Furthermore I reject the premise that stealing 10 cents is functionally equivalent to stealing a pen worth 10 cents; if anything, the premise that these are equivalent depends on a very debatable modern consumerist idea that commodities are perfectly interchangeable for money and/or the belief in a "rational actor" that has never existed outside of economics classes. Sure that may have been be valid if I was in charge of doing a bulk purchase of pens (and even then people aren't as rational as economists would like but I digress). These economics concepts are all too theoretical to apply to individual actors in everyday life.
That pen is "worthless" to my employer (at least in my mind) and simultaneously worth a lot to me; I wouldn't part with it for 10 cents or even 1 euro because that wouldn't be worth the inconvenience of not having a pen, or simply because the idea of someone wanting to buy something I own and didn't intend to sell is offensive to me.

I do agree with the basic premise that we treat money as special, but to me that's a natural and rational consequence of its fungible and abstract nature. It's much weirder to consider physical objects to be fungible IMO (even if it makes sense on an abstract level for commodities), and that's why the sentence "you'll own nothing and be happy" induces so much existential dread despite being based on theoretically sound economic principles. I don't care if it's actually cheaper or more resource efficient, I'm not buying a subscription to my woodworking tools or selling my house. I like the psychological safety of owning things.

[–] [email protected] 1 points 2 days ago (1 children)

That part about rationality is huge. Far too many people believe that something costs an amount because it is worth that amount, and far too many people believe that something “is worth what someone will pay for it” while neglecting concepts like advertising and propoganda. So many things in this world cost far more than they should and wages are getting, relatively speaking, lower each year while those aforementioned costs rise and where’s the rationality in that? And all while people use that same belief to justify to themselves why a billionaire has “earned” their hoard.
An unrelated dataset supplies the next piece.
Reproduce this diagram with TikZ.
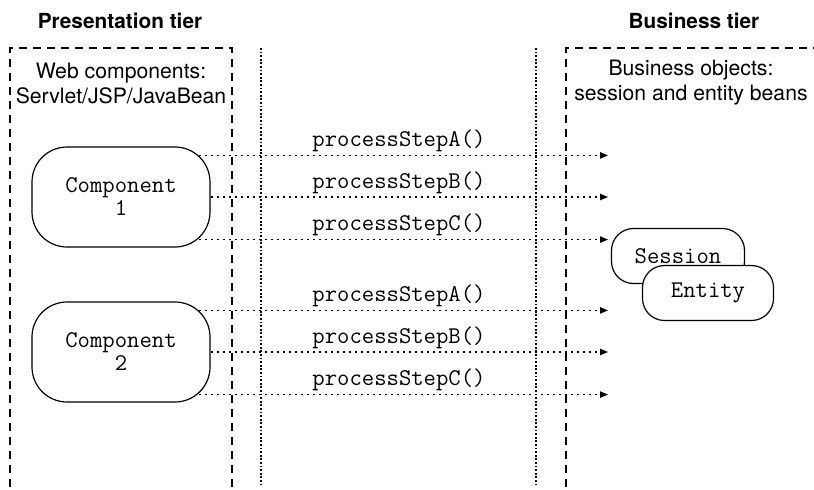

It’s our biggest flaw, economically speaking and in my opinion, that we judge someone based on the money they have and not how they may have gained or lost it. A parasite with millions “must be pretty smart” and a hard worker out of a job “must just be lazy”.

[–] weker01 1 points 1 day ago (1 children)

I've never heard people say that someone with money must be pretty smart.

Is that something American?

[–] [email protected] 1 points 1 day ago

I don’t know where you’re from but yes, Canadian and American conservatives at the very least are positive that if you don’t have money it’s because of your deliberate choice to make stupid decisions and if you have money it’s because you earned it. Generational wealth is a foreign concept to them and they detest the idea that maybe “unskilled” service jobs should also get a living wage. When they themselves don’t have much money though it’s because of taxes or woke-ism and also they’re smart for living out in the country where things are cheaper despite those places being cultureless hell-holes far from people’s families and friends.

It’s a way to justify their hatred toward poorer people and to not have to address the fact that maybe these rich people, including their own bosses, are taking them for a ride. Those comments pop up whenever someone who actually has a spine stands up for themselves and demands fair pay, probably because they hate themselves for being boot-licking cowards unable to do the same, but sometimes also because they make money for just being lucky that they had an interest in [high-paying field] and believe that actually they’re uniquely smart.

It’s fucking tiring.

[–] [email protected] 6 points 3 days ago (1 children)

From the movie 'The Magic Christian.'

Billionaire puts a swimming pool full of manure, blood, and other offal in the middle of the London financial district.

See what happens.

https://youtu.be/3Xg2v_T2XH8

[–] [email protected] 2 points 2 days ago (1 children)

If you don’t want to click it, he spray paints “ free money “ on the side of the swimming pool, and then begins to put stacks of money in the disgusting pool and the financial business man in their suits still choose to wade through the muck for the money.

[–] [email protected] 2 points 2 days ago

Who wouldn't want to see a bunch of rich guys debase themselves?